一方で、世界でも都市域における生態系の機能や保全についての研究は盛んで、日本が海外に学ぶ部分もあります。たとえば欧州の都市における木影の価値の研究があります。欧州でも夏季における都市域の高温が懸念されていますが、街の中に木があることで、暑さが緩和され、住民が自然の価値として感じていると指摘されています。
日本でも熱中症の予防策などとして、その価値がとても大きいと評価されれば、緑地や木の保全をもっと進めよう、ということになるでしょう。このように、自然環境の価値というものは、時代や使う人によって変わっていきます。
環境経済学は、人間のウェルビーイング(身体的、精神的、社会的に良好な状態)にどう貢献するでしょうか。
佐藤教授:
ウェルビーイングとの関係でいえば、すでに2000年代初め、国連の「ミレニアム生態系評価」で、ウェルビーイングに及ぼす影響の観点から生態系の機能が評価されていました。ケンブリッジ大学の経済学者、パーサ・ダスグプタ教授も、2001年に「Human Well-Being and the Natural Environment」(人間のウェルビーイングと自然環境)という本を出版しており、私も大変影響を受けて、在外研究で同大学に滞在しました。
人間の健康にとって森や海の恵みがどれだけ重要か、といった分析はさまざまな研究で行われてきました。自然が人間の生活の基盤となり、生活の質を高めることは確かです。ただ、それがどの程度かを示すのが難しく、定量化や可視化を目指す私自身の研究につながっています。
ウェルビーイングという言葉が示す意味は幅広いのですが、その重要な点は「幅広い選択肢があること」です。
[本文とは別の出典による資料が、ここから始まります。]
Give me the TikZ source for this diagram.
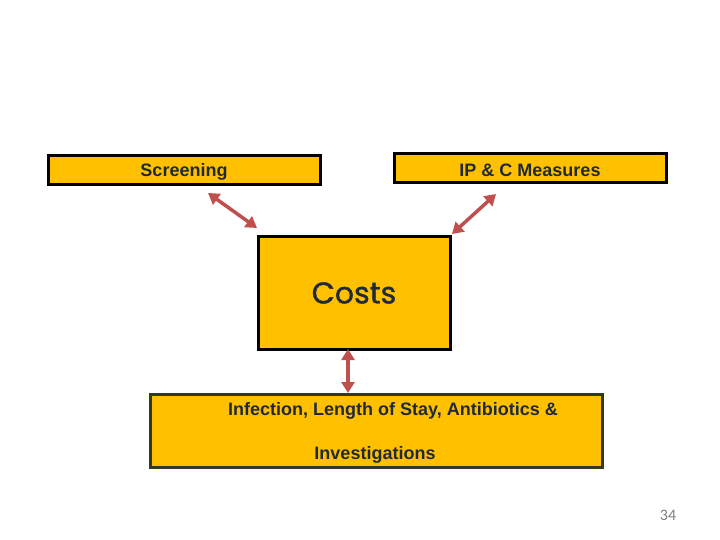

森と海のどちらに行くかを選択できる環境は、たとえ森にしか行かないとしても、森しか選択肢がない状況より豊かだといえます。つまり、行動の結果だけを評価するのではなく、行動できる幅の豊かさがウェルビーイングにつながるということです。
神戸のようにすぐ近くに豊かな自然がある都市は、それが強みといえます。しかし、その価値を意識的に見つめ、可視化をしないと、いつの間にか失うという状況にもなりかねません。そういう意味で、自然環境や生態系の価値の可視化は、今後ますます重要になると考えています。
佐藤真行教授 略歴
2001年、京都大学経済学部卒。2006年、京都大学大学院経済学研究科博士後期課程修了。博士(経済学)。日本学術振興会特別研究員、京都大学地球環境学堂助教、京都大学フィールド科学教育研究センター特定准教授などを経て、2012年、神戸大学大学院人間発達環境学研究科准教授。2019年3月~2020年3月、ケンブリッジ大学客員研究員。2020年、神戸大学大学院人間発達環境学研究科教授。2022年から神戸大学ウェルビーイング先端研究センター環境領域研究部門長を兼務。